1HFY14 net profit of RM151.2m (yoy: -5.1%; qoq: 42.3%) accounted for 42.5% and 38.3% of our and consensus fullyear forecasts. We consider the results within expectations as historically 1H is traditionally weaker than 2H on the back of shorter working days in 1Q.
None
Declared 2nd interim single-tier DPS of 9 sen (ex date: 12 Sep 14; payment date: 15 Oct 14). For the full-year, we are projecting a total DPS of 40 sen (translating to a yield of 3.9%).

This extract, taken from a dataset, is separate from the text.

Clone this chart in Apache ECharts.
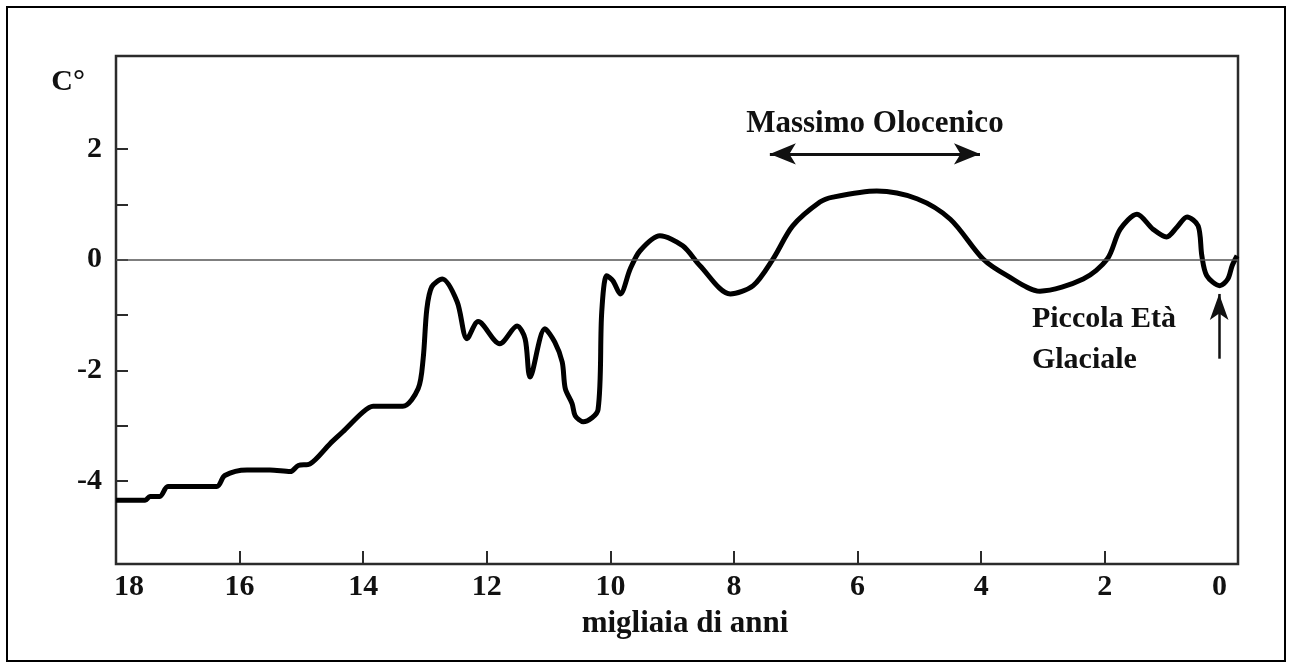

YoY… 2QFY14 revenue declined by 1.6% to RM717.2m. This was mainly due to lower revenue contribution from Aggregate and Concrete division that was caused by completion of a major project. Net profit declined by 5.1% to RM77.3.m mainly due to lower revenue, increased in electricity tariff, removal of fuel subsidy and a weaker Ringgit Malaysia.
QoQ. 2QFY14 net profit increased by 42.3% to RM77.3m mainly due to seasonally higher sales volume which was in line with stronger market demand compared to 1QFY14. 1QFY14 registered lower sales volume due to shorter working days.
Net cash declined to RM493.9m (58.13 sen) from RM516.7m (60.8 sen) in the previous quarter. We continue to hold the view that dividend payout will remain generous, given its healthy cash reserve, strong cash generation ability; and the absence of significant capex.
Maintain for now, pending further update from analyst briefing on 9 Sep.
HOLD
Positives – (1) Positive cement demand outlook; (2) Largest cement player; (3) Strong balance sheet; and (4) Generous dividend payout
Negatives – Illiquid share trading volume.
Maintain TP of RM9.74 (based on unchanged 19.5x 2015 EPS of 49.9 sen), Maintain HOLD for now. We will reevaluate pending the analyst briefing on 9 Sep.